Dale then sued the Boy Scouts, relying on a New Jersey law banning discrimination on the basis of sexual orientation in “places of public accommodation.”

The Boy Scouts claimed that the New Jersey law couldn’t override the Scouts’ First Amendment right to select its own members.

Citing a Supreme Court case upholding a state law ban on sex discrimination in civic clubs, the New Jersey Supreme Court unanimously ruled in Dale’s favor.

School districts are the second largest sponsor of Scout troops, and NEA plans to file a friend-of-the-court brief in support of Dale.

In Mitchell v. Helms, the Court will decide whether a federal aid program that provides religious schools with computers, software, instructional equipment, and library books violates the separation of church and state.

The Court’s ruling may have an impact on the question whether private school vouchers violate the Establish-ment Clause.

With this in mind, the NEA filed a friend-of-the-court brief urging the Court to reaffirm the core First Amendment principle that “public funds cannot be used to support religious activities.”

The computers and instructional materials are themselves nonsectarian, the brief argued, but they nevertheless aid religious schools in advancing their avowed sectarian purposes.

Check this space for an update on these decisions next fall.

—Cynthia M. Chmielewski
NEA Office of General Counsel


A State Right To Discriminate?

Should state employers be exempt from federal laws banning discrimination in the workplace?

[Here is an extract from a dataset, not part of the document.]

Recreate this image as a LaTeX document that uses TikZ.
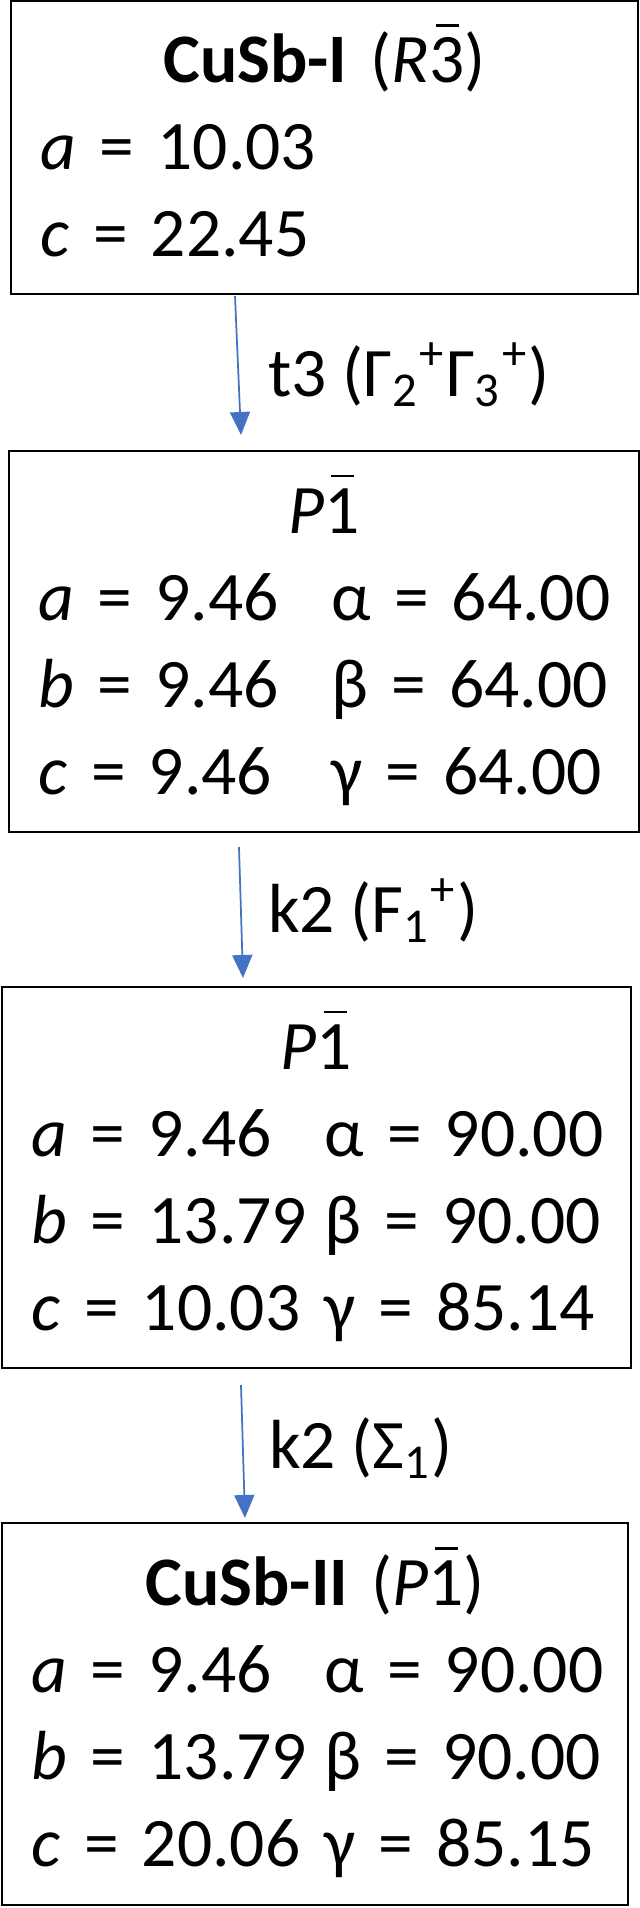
\documentclass[tikz,border=0pt]{standalone}
\usepackage{fontspec}
\setmainfont{Carlito}
\usepackage{xcolor}
\usepackage{tikz}
\definecolor{flowblue}{HTML}{4472C4}
\usetikzlibrary{arrows.meta, calc}
\newcommand{\barred}[1]{\leavevmode\rlap{\hspace{0.1em}\raisebox{0.8em}{\rule{0.33em}{0.04em}}}#1}
\newcommand{\cellstrut}{\rule[-3.7pt]{0pt}{16.2pt}}
\newcommand{\lat}[4]{\mbox{\makebox[58.5pt][l]{\cellstrut\textit{#1} = #2}#3 = #4}}

\begin{document}
\begin{tikzpicture}[x=0.2pt, y=-0.2pt,
  cell/.style={draw, line width=0.5pt, outer sep=0pt, inner xsep=6pt, inner ysep=0pt, align=left, font=\fontsize{13.9pt}{17.4pt}\selectfont},
  flow/.style={flowblue, line width=0.35pt, -{Triangle[length=4.6pt, width=4pt]}},
  lbl/.style={anchor=base west, inner sep=0pt, font=\fontsize{13.9pt}{17.4pt}\selectfont}]
\useasboundingbox (0,0) rectangle (640,1908);
% Draw the four cells
\node[cell, text width=113.4pt, minimum height=58.6pt] (cusbI) at (324.5,147.5) {\makebox[\linewidth]{\cellstrut\textbf{CuSb-I} (\textit{R}\barred{3})}\\ \mbox{\cellstrut\textit{a} = 10.03}\\ \mbox{\cellstrut\textit{c} = 22.45}};
\node[cell, text width=114pt, minimum height=76.2pt] (pone) at (324,641.5) {\makebox[\linewidth]{\cellstrut\textit{P}\barred{1}}\\ \lat{a}{9.46}{α}{64.00}\\ \lat{b}{9.46}{β}{64.00}\\ \lat{c}{9.46}{γ}{64.00}};
\node[cell, text width=113.8pt, minimum height=76.2pt] (ptwo) at (316.5,1177.5) {\makebox[\linewidth]{\cellstrut\textit{P}\barred{1}}\\ \lat{a}{9.46}{α}{90.00}\\ \lat{b}{13.79}{β}{90.00}\\ \lat{c}{10.03}{γ}{85.14}};
\node[cell, text width=113.2pt, minimum height=76.4pt] (cusbII) at (315,1714) {\makebox[\linewidth]{\cellstrut\textbf{CuSb-II} (\textit{P}\barred{1})}\\ \lat{a}{9.46}{α}{90.00}\\ \lat{b}{13.79}{β}{90.00}\\ \lat{c}{20.06}{γ}{85.15}};
% Draw transitions
\draw[flow] ($(cusbI.south west)+(224,2)$) -- ($(pone.north west)+(232,-16)$);
\draw[flow] ($(pone.south west)+(230,15)$) -- ($(ptwo.north west)+(241,-9)$);
\draw[flow] ($(ptwo.south west)+(239,17)$) -- ($(cusbII.north west)+(243,-5)$);
\node[lbl] (tthree) at (267,396) {t3 (Γ\textsubscript{2}\textsuperscript{+}Γ\textsubscript{3}\textsuperscript{+})};
\node[lbl] (ktwoF) at (267,932) {k2 (F\textsubscript{1}\textsuperscript{+})};
\node[lbl] (ktwoS) at (268,1468) {k2 (Σ\textsubscript{1})};
\end{tikzpicture}
\end{document}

The U. S. Supreme Court thinks so.

In a landmark 5-4 decision, the High Court ruled last January that state workers—including employees of public colleges and universities—can’t sue their employers for violating the federal law against age discrimination. Apparently, a majority of the Court believes that “states’ rights” includes the right to discriminate against state workers.

The case, Kimel v. Florida Board of Regents, involved 36 higher ed NEA members from Florida who claimed they were denied salary increases because of their age.

The Supreme Court dismissed the lawsuit, ruling that Congress over-stepped its authority when it prohibited age discrimination by state employers. The Court said the 11th Amendment—which shields state entities from suit in federal court—trumps Congress’ power under the Constitution to ban age discrimination.

After Kimel, it’s likely that public employers will be able to claim exemption from suit under a host of other federal civil rights laws as well, including: the Americans with Disabilities Act, the Family and Medical Leave Act, and the Equal Pay Act, which bans sex discrimination in pay.

One caveat: the 11th Amend-ment applies only to “state” employers, such as public colleges and universities. Except for California and Maryland, most courts have ruled that school districts are not entitled to 11th Amendment immunity.

NEA is working with other groups on a bill to make states waive 11th Amendment immunity if they get federal funds.